Dáil debates

Wednesday, 17 June 2009

Unemployment Levels: Motion (Resumed)

 

7:00 pm

Photo of Joe CostelloJoe Costello (Dublin Central, Labour)

I am pleased to have the opportunity to address this issue, which I regard as the most crucial in the current economic crisis. I compliment Deputy Penrose on the motion.

As you know, a Leas-Cheann Comhairle, there are almost 400,000 people unemployed, which is almost double the number for 12 months ago. Thus, all the good work of the past 12 years of prosperity has now been wiped out in one single year's catastrophe. Unemployment is not just another statistic; it is the human face of the economic crisis. It is a personal family tragedy involving the loss of a career, damage to family cohesion, and the drastic curtailment of the provision of food, accommodation, education and recreation. The fabric of the local community is undermined and there is a cumulative negative effect on the fabric of society.

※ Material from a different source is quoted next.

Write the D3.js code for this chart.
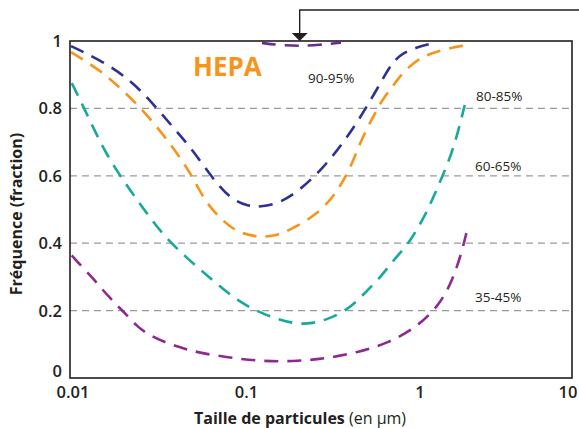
<!DOCTYPE html>
<html>
<head>
<meta charset="utf-8">
<script src="https://cdn.jsdelivr.net/npm/d3@7"></script>
<style>
  body { margin: 0; background: #fff; }
  svg text { font-family: "Open Sans", "Noto Sans", sans-serif; fill: #231f20; }
</style>
</head>
<body>
<div class="canvas"></div>
<script>
// frame of the plot
const frame = { left: 70, right: 572, top: 41, bottom: 378 };

// tick labels
const xTicks = [0.01, 0.1, 1, 10];
const yTicks = [0, 0.2, 0.4, 0.6, 0.8, 1];
const gridValues = [0.2, 0.4, 0.6, 0.8];

// curves, [particle size (µm), fraction]
const hepa = [[0.126, 0.994], [0.16, 0.988], [0.208, 0.985], [0.27, 0.988], [0.36, 0.995]];
const f9095 = [
  [0.01, 0.985], [0.0147, 0.944], [0.0213, 0.89], [0.0285, 0.825], [0.0387, 0.744],
  [0.0505, 0.676], [0.0677, 0.581], [0.0857, 0.527], [0.105, 0.51], [0.1225, 0.507],
  [0.16, 0.519], [0.208, 0.557], [0.283, 0.622], [0.369, 0.697], [0.455, 0.765],
  [0.563, 0.845], [0.687, 0.925], [0.784, 0.96], [0.99, 0.982], [1.17, 0.991]
];
const f8085 = [
  [0.01, 0.967], [0.0147, 0.914], [0.0199, 0.854], [0.0277, 0.78], [0.0387, 0.685],
  [0.0498, 0.602], [0.0592, 0.522], [0.0771, 0.459], [0.094, 0.43], [0.12, 0.418],
  [0.15, 0.421], [0.182, 0.439], [0.26, 0.483], [0.339, 0.548], [0.41, 0.625],
  [0.47, 0.706], [0.55, 0.774], [0.62, 0.825], [0.72, 0.868], [0.82, 0.908],
  [1.02, 0.95], [1.33, 0.973], [1.9, 0.988]
];
const f6065 = [
  [0.0101, 0.875], [0.0113, 0.825], [0.0134, 0.744], [0.0161, 0.661], [0.0205, 0.578],
  [0.026, 0.504], [0.0339, 0.424], [0.0466, 0.355], [0.0658, 0.29], [0.09, 0.23],
  [0.131, 0.186], [0.196, 0.159], [0.247, 0.162], [0.3, 0.174], [0.369, 0.195],
  [0.44, 0.225], [0.51, 0.26], [0.6, 0.296], [0.687, 0.335], [0.784, 0.37],
  [0.895, 0.403], [1.12, 0.489], [1.33, 0.578], [1.57, 0.667], [1.74, 0.75], [1.86, 0.81]
];
const f3545 = [
  [0.0101, 0.364], [0.0116, 0.329], [0.0134, 0.296], [0.0153, 0.26], [0.0179, 0.222],
  [0.0205, 0.192], [0.0243, 0.15], [0.0285, 0.127], [0.0348, 0.106], [0.0424, 0.091],
  [0.0532, 0.076], [0.08, 0.061], [0.1225, 0.05], [0.19, 0.049], [0.29, 0.057],
  [0.45, 0.076], [0.67, 0.103], [0.98, 0.15], [1.33, 0.216], [1.58, 0.29],
  [1.78, 0.37], [1.9, 0.43]
];

const series = [
  { values: f3545, color: '#8e2a8f', label: '35-45%', lx: 475, ly: 302 },
  { values: f6065, color: '#17a99b', label: '60-65%', lx: 475, ly: 171 },
  { values: f8085, color: '#f7941d', label: '80-85%', lx: 476, ly: 101 },
  { values: f9095, color: '#2e3192', label: '90-95%', lx: 308, ly: 83 },
  { values: hepa, color: '#6a2c91', label: null }
];

const svg = d3.select('.canvas')
  .append('svg')
  .attr('width', 579)
  .attr('height', 428);

// scales
const x = d3.scaleLog().domain([0.01, 10]).range([71, 71 + 3 * 173.5]);
const y = d3.scaleLinear().domain([0, 1]).range([frame.bottom, frame.top]);

svg.append('clipPath').attr('id', 'plot-clip')
  .append('rect')
  .attr('x', frame.left).attr('y', frame.top - 6)
  .attr('width', frame.right - frame.left)
  .attr('height', frame.bottom - frame.top + 6);

// grid lines
svg.append('g').attr('class', 'grid')
  .selectAll('line')
  .data(gridValues)
  .enter().append('line')
  .attr('x1', frame.left).attr('x2', frame.right)
  .attr('y1', d => y(d)).attr('y2', d => y(d))
  .attr('stroke', '#9a9a9a')
  .attr('stroke-width', 1.3)
  .attr('stroke-dasharray', '7,5');

// curves (basis smooths out the reading noise)
const line = d3.line()
  .curve(d3.curveBasis)
  .x(d => x(d[0]))
  .y(d => y(d[1]));

svg.append('g').attr('clip-path', 'url(#plot-clip)')
  .selectAll('path')
  .data(series)
  .enter().append('path')
  .attr('d', d => line(d.values))
  .attr('fill', 'none')
  .attr('stroke', d => d.color)
  .attr('stroke-width', 2.6)
  .attr('stroke-dasharray', '14,9');

// frame
svg.append('rect')
  .attr('x', frame.left).attr('y', frame.top)
  .attr('width', frame.right - frame.left)
  .attr('height', frame.bottom - frame.top)
  .attr('fill', 'none')
  .attr('stroke', '#231f20')
  .attr('stroke-width', 1.6);

// arrow from the top right
const arrowX = x(0.208);
svg.append('path')
  .attr('d', `M579,10H${arrowX}V34`)
  .attr('fill', 'none')
  .attr('stroke', '#231f20')
  .attr('stroke-width', 1.4);
svg.append('path')
  .attr('d', `M${arrowX - 8},33L${arrowX + 8},33L${arrowX},${frame.top}Z`)
  .attr('fill', '#231f20');

// y tick labels
svg.append('g').selectAll('text')
  .data(yTicks)
  .enter().append('text')
  .attr('x', 62)
  .attr('y', d => y(d) - (d === 0 ? 7 : 0))
  .attr('dy', '0.36em')
  .attr('text-anchor', 'end')
  .attr('font-size', 16.5)
  .attr('font-weight', 600)
  .text(d => d);

// x tick labels
svg.append('g').selectAll('text')
  .data(xTicks)
  .enter().append('text')
  .attr('x', d => Math.min(x(d) + 2, frame.right - 4))
  .attr('y', 398)
  .attr('text-anchor', 'middle')
  .attr('font-size', 16.5)
  .attr('font-weight', 600)
  .text(d => d);

// series labels
svg.append('g').selectAll('text')
  .data(series.filter(d => d.label))
  .enter().append('text')
  .attr('x', d => d.lx)
  .attr('y', d => d.ly)
  .attr('font-size', 13.5)
  .text(d => d.label);

svg.append('text')
  .attr('x', 193).attr('y', 76)
  .attr('font-size', 26)
  .attr('font-weight', 700)
  .style('fill', '#f7941d')
  .text('HEPA');

// axis titles
const xTitle = svg.append('text')
  .attr('x', 300).attr('y', 424)
  .attr('text-anchor', 'middle')
  .attr('font-size', 16);
xTitle.append('tspan').attr('font-weight', 700).text('Taille de particules');
xTitle.append('tspan').attr('font-weight', 400).text(' (en µm)');

svg.append('text')
  .attr('transform', 'translate(22,214) rotate(-90)')
  .attr('text-anchor', 'middle')
  .attr('font-size', 16)
  .attr('font-weight', 700)
  .text('Fréquence (fraction)');
</script>
</body>
</html>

The Government's obsession with bailing out the banks has dominated its approach to the economic crisis to date. It has failed to focus on the only issue that really matters: the effect of the crisis on people's lives through loss of jobs, which deprives them and their families of economic and personal independence. Unemployment is a national emergency. Every relevant agency and Department should be redirected towards job retention, job creation, training and education.

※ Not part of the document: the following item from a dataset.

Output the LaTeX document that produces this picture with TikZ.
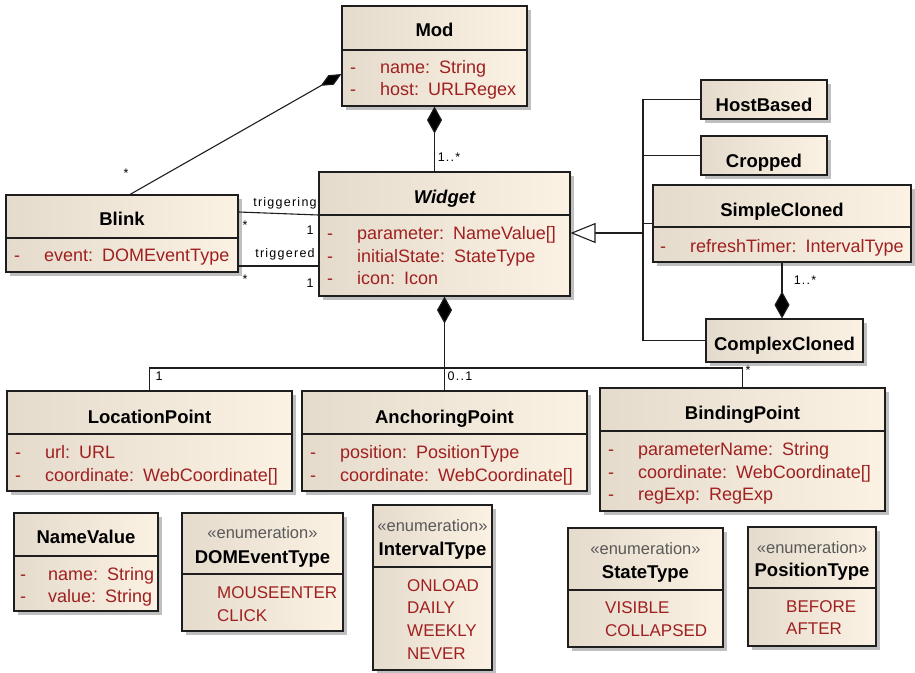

I have said again and again in the House that the greatest requirement of the Government at the moment is to ensure there is a flow of credit to small and medium-sized businesses, which employ 800,000 people, constituting 64% of the private sector workforce or approximately 50% of the entire workforce. They are the lifeblood of the economy, yet they are haemorrhaging jobs because the banks are simply refusing to provide them with the credit they need to keep their businesses operating efficiently. Surveys conducted by ISME in February and May 2009 show that the credit crunch is worsening and that neither the banks nor the Government are prepared to take action to alleviate the situation. The €30 billion that the EU made available last October to member states through the European Investment Bank has not been distributed in loans by Irish banks to the business sector. That is a disgrace.

Clearly, the private banking system is driven solely by private gain for its shareholders and has no interest in the employment needs of the people. Thus, it is essential that we take the banks into public ownership for the duration of the crisis and that we establish a permanent national investment bank which will invest in the country, its enterprises and its people and help retain and create jobs. In addition, the national investment bank should have the remit of drawing down funds from the European Investment Bank and the European Bank for Reconstruction and Development. That is what these banks were set up for.

The local authorities, which have newly elected councillors with creative ideas, should be harnessed in a national job creation campaign. Already the new Lord Mayor of Dublin has announced, at her inauguration on Monday, that she will establish a Lord Mayor's commission on employment, training and education for the city of Dublin. This job creation initiative will be led by the new council and will involve all stakeholders in the capital in order to focus their resources and energies on job creation and retention. This initiative could and should be replicated all over the country, as there would be great enthusiasm among newly elected councillors and other stakeholders.

In addition, universities, colleges, institutes of education, vocational education committees and FÁS must be harnessed to create new ideas for employment and new learning and training programmes for the unemployed. Finally, the State itself should realise, as Deputy Tuffy said, that the private sector is not in a position to kick-start the economy at present as it is so encumbered by unprecedented debt and market instability. The Government should become the engine of national economic renewal and provide an economic stimulus by directly funding the collapsed public private partnership urban regeneration programmes, providing for a comprehensive programme of home insulation and improvement, and providing - as the Labour Party has called for time and again - a national programme to eliminate poor school buildings and prefabs through a major new schools building programme.